Private equity-managers genieten momenteel een aanzienlijk belastingvoordeel doordat hun inkomsten uit zogenoemde lucratieve belangen vaak in box 2 worden belast, tegen een tarief van 31%. In box 1, waar normaal gesproken arbeidsinkomsten worden belast, geldt een toptarief van 49,5%. Dit verschil van 18,5 procentpunt leidt ertoe dat deze groep aanzienlijk minder belasting afdraagt dan andere grootverdieners.
Staatssecretaris Van Oostenbruggen (Financiën) bevestigt in antwoord op Kamervragen dat veel private equity-managers gebruikmaken van deze regeling, maar hij kan niet precies aangeven hoeveel belastinginkomsten de fiscus hierdoor misloopt. Uit onderzoek blijkt dat het mogelijk om duizenden belastingplichtigen gaat, maar exacte cijfers ontbreken omdat de Belastingdienst deze gegevens niet centraal bijhoudt.
Gederfde inkomsten
Op basis van schattingen – waarbij uitgegaan wordt van zo’n 3.000 belastingplichtigen met een gemiddeld inkomen van vijf miljoen euro – zou een belastingheffing in box 1 in plaats van box 2 ongeveer 2,8 miljard euro extra kunnen opleveren. Van Oostenbruggen noemt dit echter een “incompleet beeld”, omdat onduidelijk is hoeveel private equity-managers daadwerkelijk verdienen en of een hogere belastingdruk tot ontwijking zou leiden.
Uit eerdere gegevens van de Belastingdienst blijkt wel dat grote private equity-fondsen jaarlijks tientallen miljoenen euro’s uitkeren aan hun managers. Sinds 2016 is dit bedrag naar verwachting alleen maar gestegen.
Waarom betalen ze minder?
De huidige regeling voor lucratief belang is in het leven geroepen om complexe fiscale discussies te voorkomen.
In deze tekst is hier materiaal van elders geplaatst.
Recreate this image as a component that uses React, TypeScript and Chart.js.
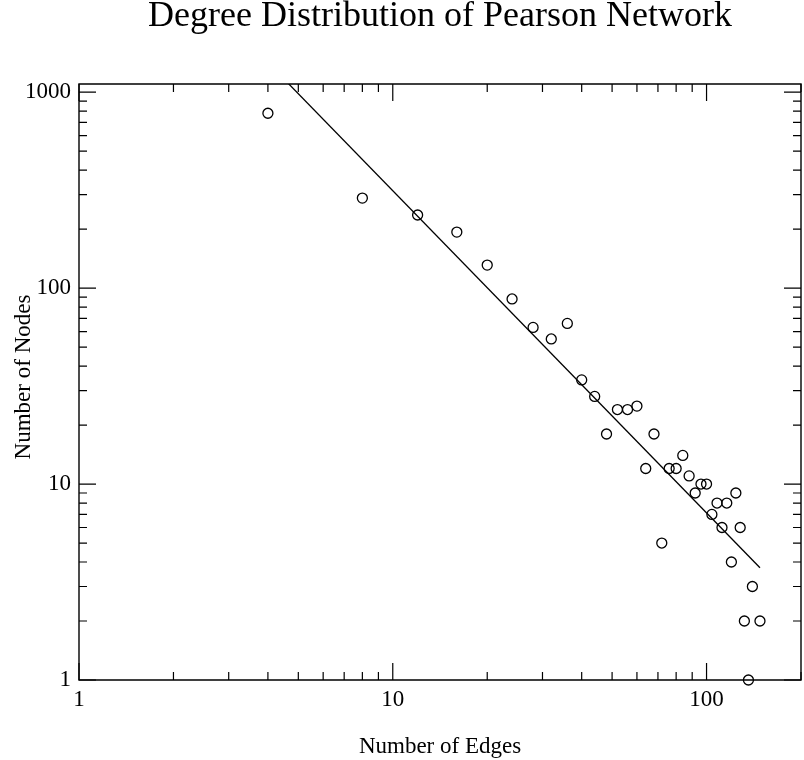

Volgens Van Oostenbruggen heeft de box 2-heffing “duidelijkheid en rechtszekerheid” gebracht. Bovendien sluit het tarief van 31% aan bij dat van omringende landen, wat Nederland aantrekkelijk zou houden voor internationale investeerders.
Critici stellen echter dat de inkomsten van private equity-managers vooral uit arbeid voortkomen en daarom in box 1 thuishoren. De staatssecretaris erkent dat deze beloningen een “hybride karakter” hebben, maar vindt een volledige box 1-heffing niet passend.
Uitvoeringsproblemen
Een belangrijke belemmering voor aanpassing van de regeling is de beperkte uitvoeringscapaciteit van de Belastingdienst. Pas vanaf 2029 zou het technisch mogelijk zijn om in de aangifte specifiek te vragen naar lucratieve belangen. Tot die tijd blijft de informatiepositie van de fiscus beperkt.
Ondertussen leidt de huidige regeling tot weinig rechtszaken – slechts negen unieke zaken sinds 2009 – wat volgens Van Oostenbruggen aantoont dat het systeem goed werkt. Zonder de box 2-variant zouden er waarschijnlijk veel meer conflicten zijn geweest over de vraag of inkomsten in box 1 of box 2 thuishoren.
Motie nog niet uitgevoerd
In 2024 nam de Tweede Kamer een motie aan (Ingediend door Idsinga c.s.) waarin werd opgeroepen om private equity-managers voortaan in box 1 te belasten. Van Oostenbruggen heeft hier onderzoek naar laten doen, maar een definitief besluit blijft uit. Een internetconsultatie over mogelijke aanpassingen is recent afgerond, en de staatssecretaris belooft “zo spoedig mogelijk” met een vervolg te komen. Wel wil hij met het Belastingplan 2026 een maatregel introduceren om belastingontwijking via buitenlandse constructies tegen te gaan.
De Kamerleden Idsinga (Nieuw Sociaal Contract) en Stultiens (GroenLinks-PvdA) stelden niet minder dan 35 vragen aan de staatssecretaris met het verzoek deze afzonderlijk en binnen zes weken te beantwoorden. Het eerste lukte wel, het tweede niet.